=== What the exercise asks ===
Nothing but the lines from the one containing "Generate a LaTeX" down to the one containing "(li) at (243,393)", both included, should be echoed, and each exactly as it stands.
++++ Data extract ++++
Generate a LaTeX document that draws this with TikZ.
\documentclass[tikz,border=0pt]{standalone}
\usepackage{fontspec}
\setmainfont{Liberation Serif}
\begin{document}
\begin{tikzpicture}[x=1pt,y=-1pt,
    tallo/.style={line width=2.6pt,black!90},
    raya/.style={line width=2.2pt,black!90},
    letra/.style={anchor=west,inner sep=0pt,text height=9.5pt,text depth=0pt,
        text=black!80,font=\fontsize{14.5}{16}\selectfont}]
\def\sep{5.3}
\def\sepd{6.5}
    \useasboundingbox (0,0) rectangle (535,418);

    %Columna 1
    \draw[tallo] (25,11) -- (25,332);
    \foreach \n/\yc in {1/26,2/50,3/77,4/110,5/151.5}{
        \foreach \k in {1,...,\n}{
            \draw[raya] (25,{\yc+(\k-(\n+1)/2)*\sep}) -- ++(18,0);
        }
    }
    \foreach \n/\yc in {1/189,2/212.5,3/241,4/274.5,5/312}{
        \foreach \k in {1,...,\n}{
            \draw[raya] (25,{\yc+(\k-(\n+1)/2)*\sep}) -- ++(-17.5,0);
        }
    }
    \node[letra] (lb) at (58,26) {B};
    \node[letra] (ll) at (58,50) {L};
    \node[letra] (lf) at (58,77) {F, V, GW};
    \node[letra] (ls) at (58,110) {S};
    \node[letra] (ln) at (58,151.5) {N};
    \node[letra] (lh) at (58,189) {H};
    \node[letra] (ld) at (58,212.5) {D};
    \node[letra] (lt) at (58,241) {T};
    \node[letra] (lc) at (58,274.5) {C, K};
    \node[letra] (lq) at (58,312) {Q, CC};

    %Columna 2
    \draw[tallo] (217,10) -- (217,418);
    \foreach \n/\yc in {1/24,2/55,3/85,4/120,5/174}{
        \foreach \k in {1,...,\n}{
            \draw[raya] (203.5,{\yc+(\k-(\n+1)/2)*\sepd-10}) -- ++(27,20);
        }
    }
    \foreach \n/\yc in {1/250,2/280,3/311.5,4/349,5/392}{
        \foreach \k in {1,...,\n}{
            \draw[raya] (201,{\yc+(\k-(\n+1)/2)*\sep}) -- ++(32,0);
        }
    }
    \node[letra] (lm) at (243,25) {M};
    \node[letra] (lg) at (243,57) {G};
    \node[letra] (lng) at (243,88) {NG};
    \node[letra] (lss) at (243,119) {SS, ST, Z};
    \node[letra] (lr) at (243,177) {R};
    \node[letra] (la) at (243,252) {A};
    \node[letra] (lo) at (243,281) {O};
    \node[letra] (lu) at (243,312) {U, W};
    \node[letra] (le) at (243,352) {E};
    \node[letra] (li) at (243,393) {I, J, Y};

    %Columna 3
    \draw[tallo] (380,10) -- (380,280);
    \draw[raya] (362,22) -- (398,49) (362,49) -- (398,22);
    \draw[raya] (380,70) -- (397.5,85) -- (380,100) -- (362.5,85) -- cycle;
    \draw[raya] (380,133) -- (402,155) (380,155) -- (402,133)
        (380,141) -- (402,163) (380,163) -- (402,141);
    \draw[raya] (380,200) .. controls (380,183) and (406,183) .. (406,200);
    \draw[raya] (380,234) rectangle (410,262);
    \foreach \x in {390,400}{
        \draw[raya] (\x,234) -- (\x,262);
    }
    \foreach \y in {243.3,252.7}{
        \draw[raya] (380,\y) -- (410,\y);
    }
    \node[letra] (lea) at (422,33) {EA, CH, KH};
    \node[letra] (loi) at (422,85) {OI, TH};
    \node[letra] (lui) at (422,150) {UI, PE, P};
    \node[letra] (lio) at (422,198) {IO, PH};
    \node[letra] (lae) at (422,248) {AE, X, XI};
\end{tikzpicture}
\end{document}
++++
++++ Data extract ++++
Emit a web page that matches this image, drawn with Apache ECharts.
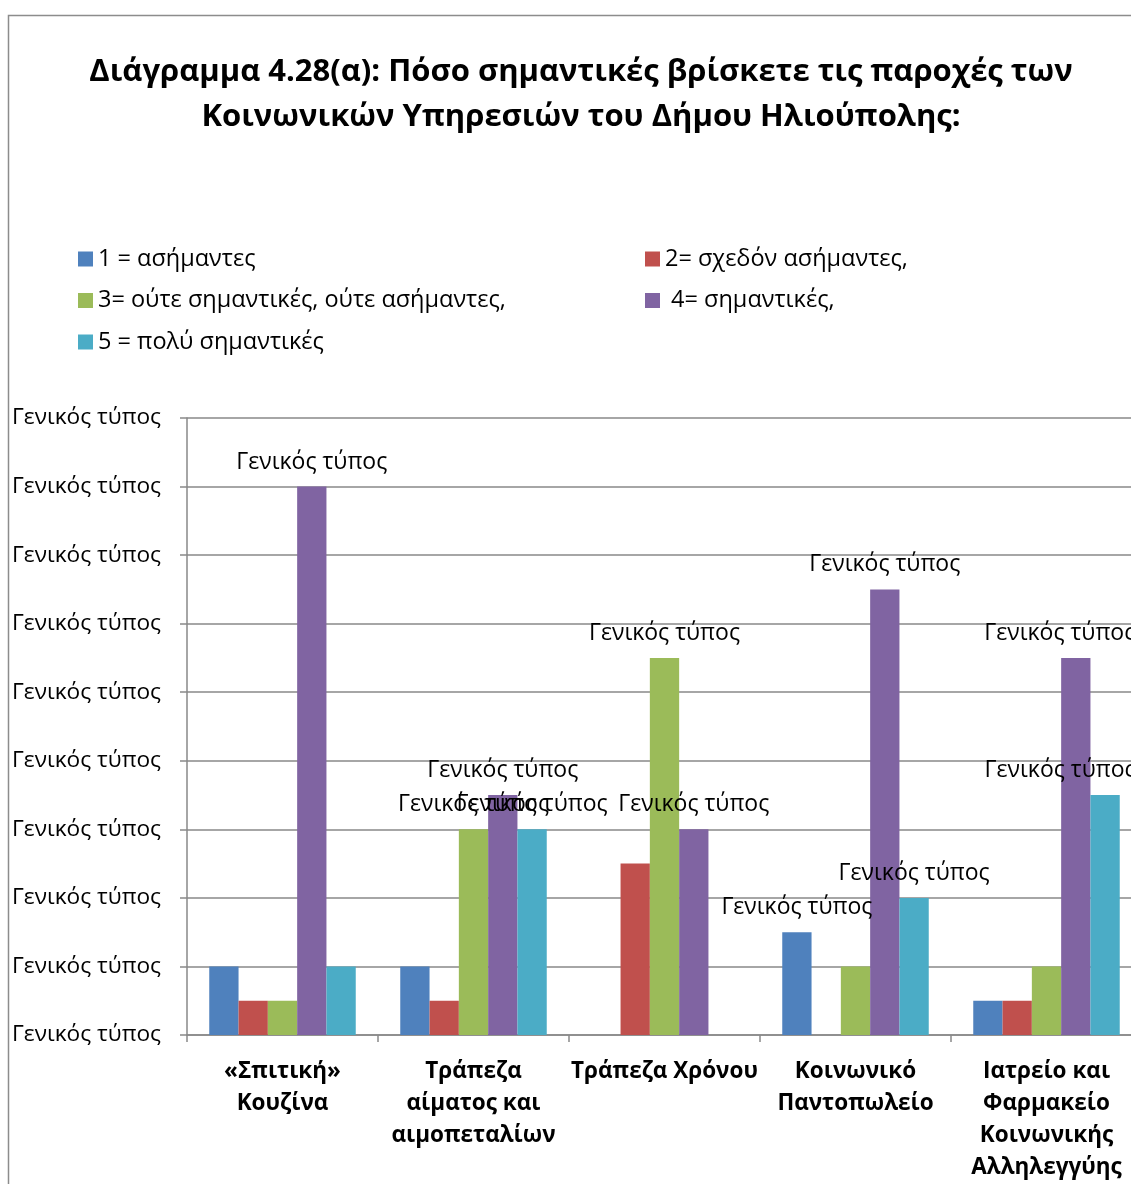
++++
=== Exercise solution ===
Generate a LaTeX document that draws this with TikZ.
\documentclass[tikz,border=0pt]{standalone}
\usepackage{fontspec}
\setmainfont{Liberation Serif}
\begin{document}
\begin{tikzpicture}[x=1pt,y=-1pt,
    tallo/.style={line width=2.6pt,black!90},
    raya/.style={line width=2.2pt,black!90},
    letra/.style={anchor=west,inner sep=0pt,text height=9.5pt,text depth=0pt,
        text=black!80,font=\fontsize{14.5}{16}\selectfont}]
\def\sep{5.3}
\def\sepd{6.5}
    \useasboundingbox (0,0) rectangle (535,418);

    %Columna 1
    \draw[tallo] (25,11) -- (25,332);
    \foreach \n/\yc in {1/26,2/50,3/77,4/110,5/151.5}{
        \foreach \k in {1,...,\n}{
            \draw[raya] (25,{\yc+(\k-(\n+1)/2)*\sep}) -- ++(18,0);
        }
    }
    \foreach \n/\yc in {1/189,2/212.5,3/241,4/274.5,5/312}{
        \foreach \k in {1,...,\n}{
            \draw[raya] (25,{\yc+(\k-(\n+1)/2)*\sep}) -- ++(-17.5,0);
        }
    }
    \node[letra] (lb) at (58,26) {B};
    \node[letra] (ll) at (58,50) {L};
    \node[letra] (lf) at (58,77) {F, V, GW};
    \node[letra] (ls) at (58,110) {S};
    \node[letra] (ln) at (58,151.5) {N};
    \node[letra] (lh) at (58,189) {H};
    \node[letra] (ld) at (58,212.5) {D};
    \node[letra] (lt) at (58,241) {T};
    \node[letra] (lc) at (58,274.5) {C, K};
    \node[letra] (lq) at (58,312) {Q, CC};

    %Columna 2
    \draw[tallo] (217,10) -- (217,418);
    \foreach \n/\yc in {1/24,2/55,3/85,4/120,5/174}{
        \foreach \k in {1,...,\n}{
            \draw[raya] (203.5,{\yc+(\k-(\n+1)/2)*\sepd-10}) -- ++(27,20);
        }
    }
    \foreach \n/\yc in {1/250,2/280,3/311.5,4/349,5/392}{
        \foreach \k in {1,...,\n}{
            \draw[raya] (201,{\yc+(\k-(\n+1)/2)*\sep}) -- ++(32,0);
        }
    }
    \node[letra] (lm) at (243,25) {M};
    \node[letra] (lg) at (243,57) {G};
    \node[letra] (lng) at (243,88) {NG};
    \node[letra] (lss) at (243,119) {SS, ST, Z};
    \node[letra] (lr) at (243,177) {R};
    \node[letra] (la) at (243,252) {A};
    \node[letra] (lo) at (243,281) {O};
    \node[letra] (lu) at (243,312) {U, W};
    \node[letra] (le) at (243,352) {E};
    \node[letra] (li) at (243,393) {I, J, Y};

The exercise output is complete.